┌──
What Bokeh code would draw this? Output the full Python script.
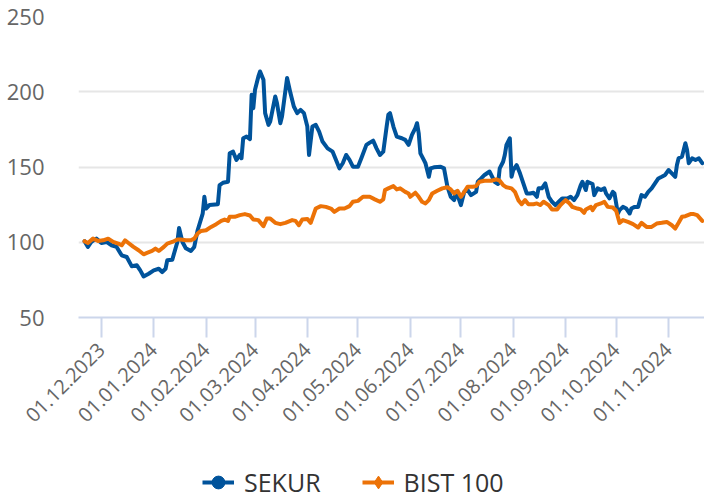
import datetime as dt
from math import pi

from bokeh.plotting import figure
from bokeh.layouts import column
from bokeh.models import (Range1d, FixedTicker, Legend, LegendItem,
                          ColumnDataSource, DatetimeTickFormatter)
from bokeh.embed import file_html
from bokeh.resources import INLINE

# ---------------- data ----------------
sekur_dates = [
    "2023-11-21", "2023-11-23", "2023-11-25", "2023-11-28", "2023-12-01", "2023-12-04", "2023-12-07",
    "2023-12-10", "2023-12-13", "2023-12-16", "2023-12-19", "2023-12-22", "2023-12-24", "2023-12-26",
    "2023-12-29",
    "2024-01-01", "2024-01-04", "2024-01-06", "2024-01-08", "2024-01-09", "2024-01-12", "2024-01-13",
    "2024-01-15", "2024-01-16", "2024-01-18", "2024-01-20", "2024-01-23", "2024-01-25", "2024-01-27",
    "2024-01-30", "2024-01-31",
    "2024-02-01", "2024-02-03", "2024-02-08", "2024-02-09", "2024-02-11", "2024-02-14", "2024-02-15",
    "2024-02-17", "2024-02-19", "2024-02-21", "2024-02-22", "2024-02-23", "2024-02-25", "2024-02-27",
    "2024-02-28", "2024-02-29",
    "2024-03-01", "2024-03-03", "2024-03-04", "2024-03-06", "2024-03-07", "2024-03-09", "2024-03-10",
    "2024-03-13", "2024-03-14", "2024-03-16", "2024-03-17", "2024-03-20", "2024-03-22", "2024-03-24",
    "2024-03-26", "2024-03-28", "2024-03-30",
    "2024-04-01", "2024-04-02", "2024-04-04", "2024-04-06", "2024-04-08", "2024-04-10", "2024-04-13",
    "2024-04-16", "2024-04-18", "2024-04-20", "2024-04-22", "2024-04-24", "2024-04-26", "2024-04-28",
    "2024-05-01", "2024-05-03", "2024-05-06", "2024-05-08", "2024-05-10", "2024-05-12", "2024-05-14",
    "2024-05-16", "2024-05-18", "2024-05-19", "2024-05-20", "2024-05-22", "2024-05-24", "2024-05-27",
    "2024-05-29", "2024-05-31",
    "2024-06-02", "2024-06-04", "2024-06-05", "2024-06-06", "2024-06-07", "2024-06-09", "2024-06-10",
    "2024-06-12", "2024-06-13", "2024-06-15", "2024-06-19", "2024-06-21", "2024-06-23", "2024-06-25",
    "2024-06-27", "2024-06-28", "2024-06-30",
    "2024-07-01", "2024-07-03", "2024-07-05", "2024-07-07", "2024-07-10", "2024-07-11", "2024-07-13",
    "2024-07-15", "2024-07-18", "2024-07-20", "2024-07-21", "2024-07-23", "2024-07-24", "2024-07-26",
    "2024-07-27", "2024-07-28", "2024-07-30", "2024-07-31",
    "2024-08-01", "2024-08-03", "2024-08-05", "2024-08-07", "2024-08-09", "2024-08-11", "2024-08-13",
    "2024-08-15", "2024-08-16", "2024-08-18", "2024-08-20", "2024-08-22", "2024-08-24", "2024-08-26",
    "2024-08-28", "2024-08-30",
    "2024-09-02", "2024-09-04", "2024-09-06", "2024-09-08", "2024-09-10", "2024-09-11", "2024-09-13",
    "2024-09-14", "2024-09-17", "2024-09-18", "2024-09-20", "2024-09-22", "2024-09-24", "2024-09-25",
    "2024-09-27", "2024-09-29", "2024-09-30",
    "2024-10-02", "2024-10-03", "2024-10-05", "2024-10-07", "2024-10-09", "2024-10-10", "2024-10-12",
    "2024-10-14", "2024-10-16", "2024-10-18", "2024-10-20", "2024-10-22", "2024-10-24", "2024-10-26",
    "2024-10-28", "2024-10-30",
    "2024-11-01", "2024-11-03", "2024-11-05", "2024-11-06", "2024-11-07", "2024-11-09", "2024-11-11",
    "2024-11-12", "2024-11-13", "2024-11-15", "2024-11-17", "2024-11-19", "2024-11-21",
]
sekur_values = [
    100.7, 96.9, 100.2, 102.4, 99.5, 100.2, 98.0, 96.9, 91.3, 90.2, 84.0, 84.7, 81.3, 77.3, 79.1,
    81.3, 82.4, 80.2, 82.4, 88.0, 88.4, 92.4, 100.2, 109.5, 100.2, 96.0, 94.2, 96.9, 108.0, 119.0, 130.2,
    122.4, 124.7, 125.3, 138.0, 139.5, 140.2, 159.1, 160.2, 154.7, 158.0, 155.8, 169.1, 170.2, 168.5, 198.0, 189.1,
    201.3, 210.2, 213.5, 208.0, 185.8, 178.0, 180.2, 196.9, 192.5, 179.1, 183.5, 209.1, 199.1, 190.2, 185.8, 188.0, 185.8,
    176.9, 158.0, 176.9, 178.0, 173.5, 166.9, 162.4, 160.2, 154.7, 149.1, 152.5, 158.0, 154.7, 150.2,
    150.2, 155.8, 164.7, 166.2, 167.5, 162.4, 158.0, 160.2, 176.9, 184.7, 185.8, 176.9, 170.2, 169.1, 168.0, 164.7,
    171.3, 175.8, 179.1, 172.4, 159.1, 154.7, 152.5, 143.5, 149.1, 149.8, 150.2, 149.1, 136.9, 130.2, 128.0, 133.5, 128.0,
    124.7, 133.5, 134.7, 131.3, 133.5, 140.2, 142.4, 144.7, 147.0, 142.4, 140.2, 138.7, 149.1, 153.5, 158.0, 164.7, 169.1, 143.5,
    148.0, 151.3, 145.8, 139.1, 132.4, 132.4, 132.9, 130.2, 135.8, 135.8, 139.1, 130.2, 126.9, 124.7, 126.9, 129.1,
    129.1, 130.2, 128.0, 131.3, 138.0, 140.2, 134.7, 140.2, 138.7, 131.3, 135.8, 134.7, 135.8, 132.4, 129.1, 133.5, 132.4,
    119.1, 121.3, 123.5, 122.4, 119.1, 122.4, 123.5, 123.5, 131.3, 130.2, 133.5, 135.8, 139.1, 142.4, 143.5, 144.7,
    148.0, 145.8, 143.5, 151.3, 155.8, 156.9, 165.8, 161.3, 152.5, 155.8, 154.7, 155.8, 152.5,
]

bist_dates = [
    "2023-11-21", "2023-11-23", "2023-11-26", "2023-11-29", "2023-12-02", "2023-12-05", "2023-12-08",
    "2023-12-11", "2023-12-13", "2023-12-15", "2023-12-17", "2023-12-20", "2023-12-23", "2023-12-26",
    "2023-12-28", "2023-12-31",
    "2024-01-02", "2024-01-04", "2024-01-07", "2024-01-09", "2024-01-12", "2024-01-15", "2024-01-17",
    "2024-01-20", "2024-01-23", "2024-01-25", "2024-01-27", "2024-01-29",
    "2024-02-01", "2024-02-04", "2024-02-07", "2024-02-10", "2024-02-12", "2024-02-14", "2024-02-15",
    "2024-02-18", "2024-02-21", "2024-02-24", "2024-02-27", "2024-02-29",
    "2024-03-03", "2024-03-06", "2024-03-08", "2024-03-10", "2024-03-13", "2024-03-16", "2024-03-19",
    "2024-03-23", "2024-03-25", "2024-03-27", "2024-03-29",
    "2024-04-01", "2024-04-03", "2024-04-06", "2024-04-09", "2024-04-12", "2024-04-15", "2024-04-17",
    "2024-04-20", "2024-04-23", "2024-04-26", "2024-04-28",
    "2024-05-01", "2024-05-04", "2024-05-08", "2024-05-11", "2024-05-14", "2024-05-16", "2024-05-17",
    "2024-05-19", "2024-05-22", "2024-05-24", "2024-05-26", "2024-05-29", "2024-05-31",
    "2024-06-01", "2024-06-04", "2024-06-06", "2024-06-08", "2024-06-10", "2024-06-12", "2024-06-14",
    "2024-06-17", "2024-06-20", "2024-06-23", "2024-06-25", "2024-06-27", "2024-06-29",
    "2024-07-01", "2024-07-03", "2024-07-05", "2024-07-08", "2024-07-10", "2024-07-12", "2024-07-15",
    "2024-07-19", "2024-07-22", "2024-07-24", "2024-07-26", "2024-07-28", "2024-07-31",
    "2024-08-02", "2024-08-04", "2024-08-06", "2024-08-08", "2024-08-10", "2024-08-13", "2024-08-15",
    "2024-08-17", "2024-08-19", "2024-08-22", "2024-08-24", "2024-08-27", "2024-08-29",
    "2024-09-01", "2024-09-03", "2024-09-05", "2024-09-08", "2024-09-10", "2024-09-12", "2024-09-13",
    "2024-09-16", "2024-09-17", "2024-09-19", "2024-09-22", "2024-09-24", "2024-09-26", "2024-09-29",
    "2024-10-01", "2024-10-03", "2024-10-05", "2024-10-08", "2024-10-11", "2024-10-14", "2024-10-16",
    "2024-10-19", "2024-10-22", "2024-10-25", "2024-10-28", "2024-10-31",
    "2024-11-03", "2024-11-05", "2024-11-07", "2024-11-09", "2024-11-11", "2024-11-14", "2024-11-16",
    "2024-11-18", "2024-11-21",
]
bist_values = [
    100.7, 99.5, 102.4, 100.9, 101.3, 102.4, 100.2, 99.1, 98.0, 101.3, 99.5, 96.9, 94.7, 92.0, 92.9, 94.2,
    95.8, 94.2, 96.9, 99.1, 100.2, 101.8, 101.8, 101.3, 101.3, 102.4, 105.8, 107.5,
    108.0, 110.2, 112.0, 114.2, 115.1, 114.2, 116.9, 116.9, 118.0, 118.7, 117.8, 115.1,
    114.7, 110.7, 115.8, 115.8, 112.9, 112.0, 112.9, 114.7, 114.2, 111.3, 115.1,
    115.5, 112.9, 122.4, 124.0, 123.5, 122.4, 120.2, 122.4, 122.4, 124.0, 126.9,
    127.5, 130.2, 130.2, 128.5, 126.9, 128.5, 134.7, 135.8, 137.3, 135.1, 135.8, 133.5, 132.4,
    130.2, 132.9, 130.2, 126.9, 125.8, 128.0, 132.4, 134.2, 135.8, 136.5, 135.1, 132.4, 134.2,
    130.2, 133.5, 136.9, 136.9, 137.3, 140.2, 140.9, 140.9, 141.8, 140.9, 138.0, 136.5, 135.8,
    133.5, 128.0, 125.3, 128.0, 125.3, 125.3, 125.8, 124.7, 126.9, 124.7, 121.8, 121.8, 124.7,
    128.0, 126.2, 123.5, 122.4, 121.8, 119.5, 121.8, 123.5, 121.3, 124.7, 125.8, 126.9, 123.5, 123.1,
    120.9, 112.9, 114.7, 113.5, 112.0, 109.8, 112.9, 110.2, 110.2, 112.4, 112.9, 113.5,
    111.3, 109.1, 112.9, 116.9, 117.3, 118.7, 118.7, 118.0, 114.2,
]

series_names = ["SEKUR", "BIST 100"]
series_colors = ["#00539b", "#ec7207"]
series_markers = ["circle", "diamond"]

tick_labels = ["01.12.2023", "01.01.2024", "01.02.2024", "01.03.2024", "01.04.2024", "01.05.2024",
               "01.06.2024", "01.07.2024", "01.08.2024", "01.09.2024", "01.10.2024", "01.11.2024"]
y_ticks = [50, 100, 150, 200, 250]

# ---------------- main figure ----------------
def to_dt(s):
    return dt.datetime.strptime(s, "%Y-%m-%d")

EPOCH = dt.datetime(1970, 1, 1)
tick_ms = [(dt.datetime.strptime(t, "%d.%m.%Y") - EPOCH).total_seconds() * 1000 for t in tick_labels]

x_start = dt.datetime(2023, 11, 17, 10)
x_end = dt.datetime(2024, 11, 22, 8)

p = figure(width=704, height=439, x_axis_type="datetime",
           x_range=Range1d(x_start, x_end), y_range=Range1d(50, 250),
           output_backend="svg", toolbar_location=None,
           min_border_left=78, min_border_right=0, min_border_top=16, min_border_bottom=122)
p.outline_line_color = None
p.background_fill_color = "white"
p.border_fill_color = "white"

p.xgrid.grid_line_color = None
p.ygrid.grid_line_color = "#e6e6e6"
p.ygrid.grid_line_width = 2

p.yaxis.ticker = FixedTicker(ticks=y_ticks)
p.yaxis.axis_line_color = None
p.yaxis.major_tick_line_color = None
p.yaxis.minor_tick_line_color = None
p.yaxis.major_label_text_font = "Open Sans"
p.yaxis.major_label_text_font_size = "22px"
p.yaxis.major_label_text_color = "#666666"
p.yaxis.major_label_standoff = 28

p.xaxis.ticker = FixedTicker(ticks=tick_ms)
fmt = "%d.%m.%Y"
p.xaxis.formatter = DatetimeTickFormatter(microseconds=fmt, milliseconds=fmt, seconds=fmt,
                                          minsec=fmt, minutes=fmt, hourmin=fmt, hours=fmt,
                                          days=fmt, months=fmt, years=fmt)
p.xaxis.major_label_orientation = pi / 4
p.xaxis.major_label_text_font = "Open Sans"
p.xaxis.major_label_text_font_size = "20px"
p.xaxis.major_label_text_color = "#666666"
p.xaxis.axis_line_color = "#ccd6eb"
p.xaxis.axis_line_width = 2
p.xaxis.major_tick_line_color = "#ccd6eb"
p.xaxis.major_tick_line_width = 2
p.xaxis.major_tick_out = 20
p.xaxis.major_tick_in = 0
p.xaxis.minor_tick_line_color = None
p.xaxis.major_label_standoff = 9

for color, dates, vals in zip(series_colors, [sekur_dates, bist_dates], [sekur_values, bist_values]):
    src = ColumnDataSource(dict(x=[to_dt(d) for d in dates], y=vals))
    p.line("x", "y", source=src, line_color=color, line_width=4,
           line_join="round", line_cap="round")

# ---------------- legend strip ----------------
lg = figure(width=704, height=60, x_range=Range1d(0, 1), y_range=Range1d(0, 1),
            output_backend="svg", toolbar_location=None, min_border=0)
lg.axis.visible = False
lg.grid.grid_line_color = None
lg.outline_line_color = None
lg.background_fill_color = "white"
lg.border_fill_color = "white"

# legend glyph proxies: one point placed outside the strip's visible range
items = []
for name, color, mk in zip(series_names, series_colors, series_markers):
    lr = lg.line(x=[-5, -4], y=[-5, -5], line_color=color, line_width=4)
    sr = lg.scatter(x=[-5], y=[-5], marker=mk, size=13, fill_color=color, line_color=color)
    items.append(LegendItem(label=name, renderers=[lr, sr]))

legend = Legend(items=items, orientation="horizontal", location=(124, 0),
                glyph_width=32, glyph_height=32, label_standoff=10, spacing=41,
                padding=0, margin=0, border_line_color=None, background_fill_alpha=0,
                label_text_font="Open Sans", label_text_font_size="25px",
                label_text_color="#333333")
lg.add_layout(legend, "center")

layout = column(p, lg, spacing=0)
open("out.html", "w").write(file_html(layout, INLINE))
└──
→ **Written exercise**
Begin at the top of the material above and output each line exactly, stopping after the line that holds "from bokeh.resources import INLINE". Leave out pictures.

→ **Final result**
What Bokeh code would draw this? Output the full Python script.
import datetime as dt
from math import pi

from bokeh.plotting import figure
from bokeh.layouts import column
from bokeh.models import (Range1d, FixedTicker, Legend, LegendItem,
                          ColumnDataSource, DatetimeTickFormatter)
from bokeh.embed import file_html
from bokeh.resources import INLINE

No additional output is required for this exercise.